Morality doesn’t counter (“check and balance”) the occupant of the center; rather, it refrains from seeking to tear apart that occupant, whether physically or symbolically. Once the center is occupied anyone can imagine himself at the center, and anyone can be violently centralized by a convergent mob of others. To be moral is to resist such processes, whether they target the occupant of the social center or a potential scapegoat on the margins. The institutional component to morality is the construction of practices that removes from our attention to the center everything sacrificial—that is, everything that is aimed at settling some issue among us, the potential convergents, rather than allowing delegated, responsible agents to follow clearly inscribed imperatives for how to intervene under given conditions.
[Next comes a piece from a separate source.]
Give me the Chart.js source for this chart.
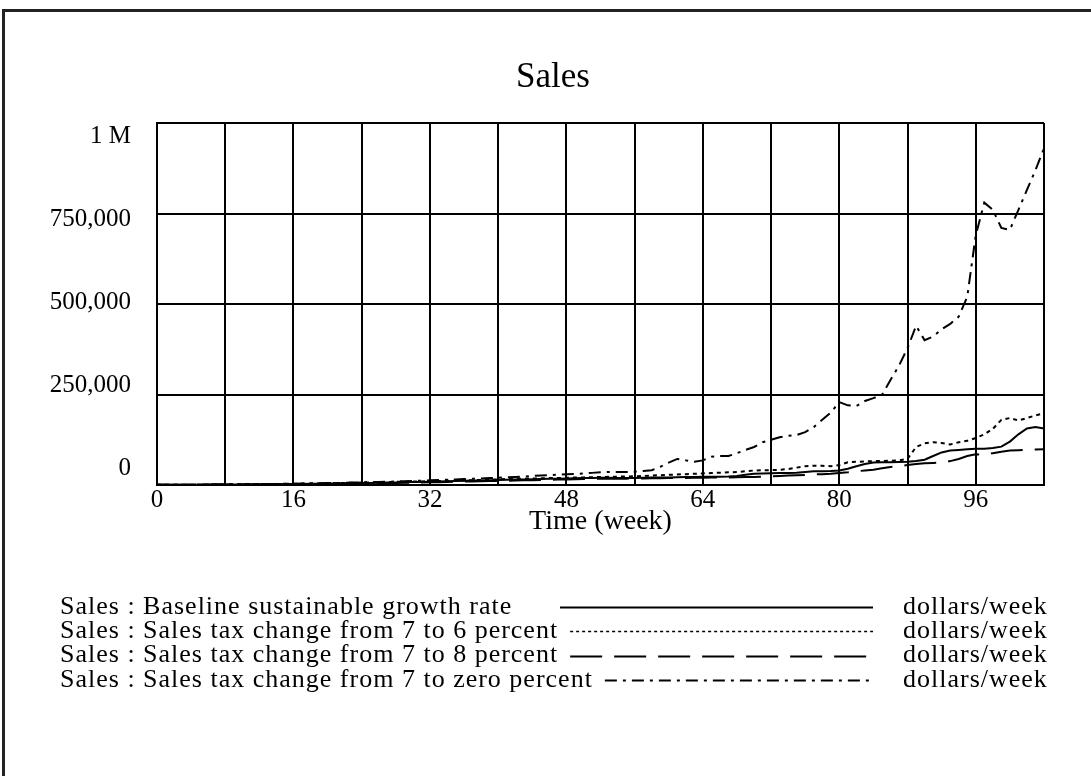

Meanwhile, a refusal to violently centralize allows for the emergence of love and kindness—if I’m not looking for signs of provocative, deserving victimage in the other (what is he after? Why is he in my way?) then I can see signs of virtue, a kind of at least potential discipline, and an instigated victimage one wants to protect. Of course, people sometimes need to be criticized, condemned, punished, removed from their positions or even just disliked, and it better to do such things firmly than hesitantly. But, as much as possible, such actions are done in the name of a center, that is, of the system of practices that sanctifies the highest level of deferral so far attained. Morality can’t be uploaded to the political order—people in positions of responsibility can act morally or immorally in those positions, but voting or contributing to one or another, much less protesting, petitioning, etc., can’t make anyone more moral. That’s all just grabbing for bits of power. The moral model always involves soliciting others in the preservation of the center, which means the near center, one that enables the practices which include soliciting others to join in its preservation. That, an actual scene, is where we can look for the instantiation of the originary moral model.